PROVIDED MATERIAL:
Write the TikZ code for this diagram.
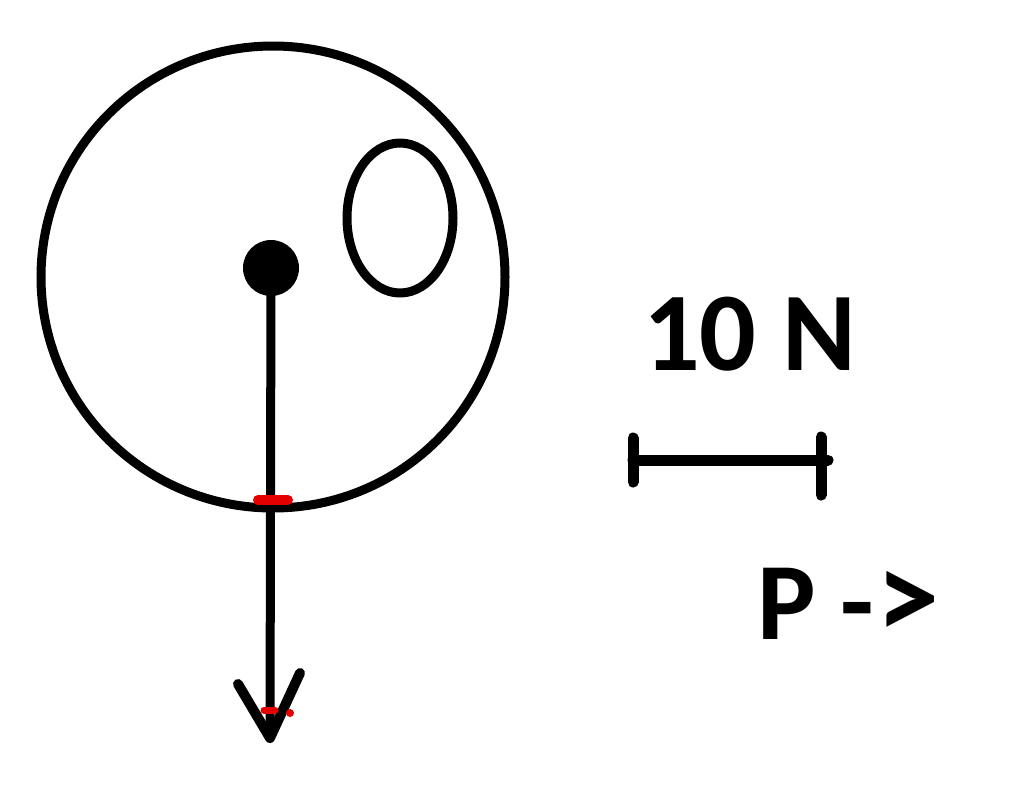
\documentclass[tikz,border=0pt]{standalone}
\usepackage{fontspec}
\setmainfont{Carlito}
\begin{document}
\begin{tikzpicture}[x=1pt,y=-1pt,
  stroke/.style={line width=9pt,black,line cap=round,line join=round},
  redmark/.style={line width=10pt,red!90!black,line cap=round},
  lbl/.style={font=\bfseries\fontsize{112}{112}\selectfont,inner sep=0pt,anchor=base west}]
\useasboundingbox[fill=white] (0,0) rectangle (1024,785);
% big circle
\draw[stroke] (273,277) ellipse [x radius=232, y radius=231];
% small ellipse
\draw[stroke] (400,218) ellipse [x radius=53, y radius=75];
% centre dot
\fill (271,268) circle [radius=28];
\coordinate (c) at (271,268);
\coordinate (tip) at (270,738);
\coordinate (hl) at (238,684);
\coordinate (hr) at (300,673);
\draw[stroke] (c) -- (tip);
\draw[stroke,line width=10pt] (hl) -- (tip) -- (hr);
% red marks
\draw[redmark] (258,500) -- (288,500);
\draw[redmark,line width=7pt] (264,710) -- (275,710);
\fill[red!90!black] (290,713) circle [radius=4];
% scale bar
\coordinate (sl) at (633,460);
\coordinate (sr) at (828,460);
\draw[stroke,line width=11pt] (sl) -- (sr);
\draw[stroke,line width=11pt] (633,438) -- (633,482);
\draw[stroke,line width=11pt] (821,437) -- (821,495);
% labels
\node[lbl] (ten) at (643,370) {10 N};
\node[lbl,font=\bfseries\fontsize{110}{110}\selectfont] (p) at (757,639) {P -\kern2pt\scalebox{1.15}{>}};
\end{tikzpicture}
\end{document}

DIRECTION: Go through the listing above and write it all out exactly, leaving out any picture.

EXPECTED ANSWER:
Write the TikZ code for this diagram.
\documentclass[tikz,border=0pt]{standalone}
\usepackage{fontspec}
\setmainfont{Carlito}
\begin{document}
\begin{tikzpicture}[x=1pt,y=-1pt,
  stroke/.style={line width=9pt,black,line cap=round,line join=round},
  redmark/.style={line width=10pt,red!90!black,line cap=round},
  lbl/.style={font=\bfseries\fontsize{112}{112}\selectfont,inner sep=0pt,anchor=base west}]
\useasboundingbox[fill=white] (0,0) rectangle (1024,785);
% big circle
\draw[stroke] (273,277) ellipse [x radius=232, y radius=231];
% small ellipse
\draw[stroke] (400,218) ellipse [x radius=53, y radius=75];
% centre dot
\fill (271,268) circle [radius=28];
\coordinate (c) at (271,268);
\coordinate (tip) at (270,738);
\coordinate (hl) at (238,684);
\coordinate (hr) at (300,673);
\draw[stroke] (c) -- (tip);
\draw[stroke,line width=10pt] (hl) -- (tip) -- (hr);
% red marks
\draw[redmark] (258,500) -- (288,500);
\draw[redmark,line width=7pt] (264,710) -- (275,710);
\fill[red!90!black] (290,713) circle [radius=4];
% scale bar
\coordinate (sl) at (633,460);
\coordinate (sr) at (828,460);
\draw[stroke,line width=11pt] (sl) -- (sr);
\draw[stroke,line width=11pt] (633,438) -- (633,482);
\draw[stroke,line width=11pt] (821,437) -- (821,495);
% labels
\node[lbl] (ten) at (643,370) {10 N};
\node[lbl,font=\bfseries\fontsize{110}{110}\selectfont] (p) at (757,639) {P -\kern2pt\scalebox{1.15}{>}};
\end{tikzpicture}
\end{document}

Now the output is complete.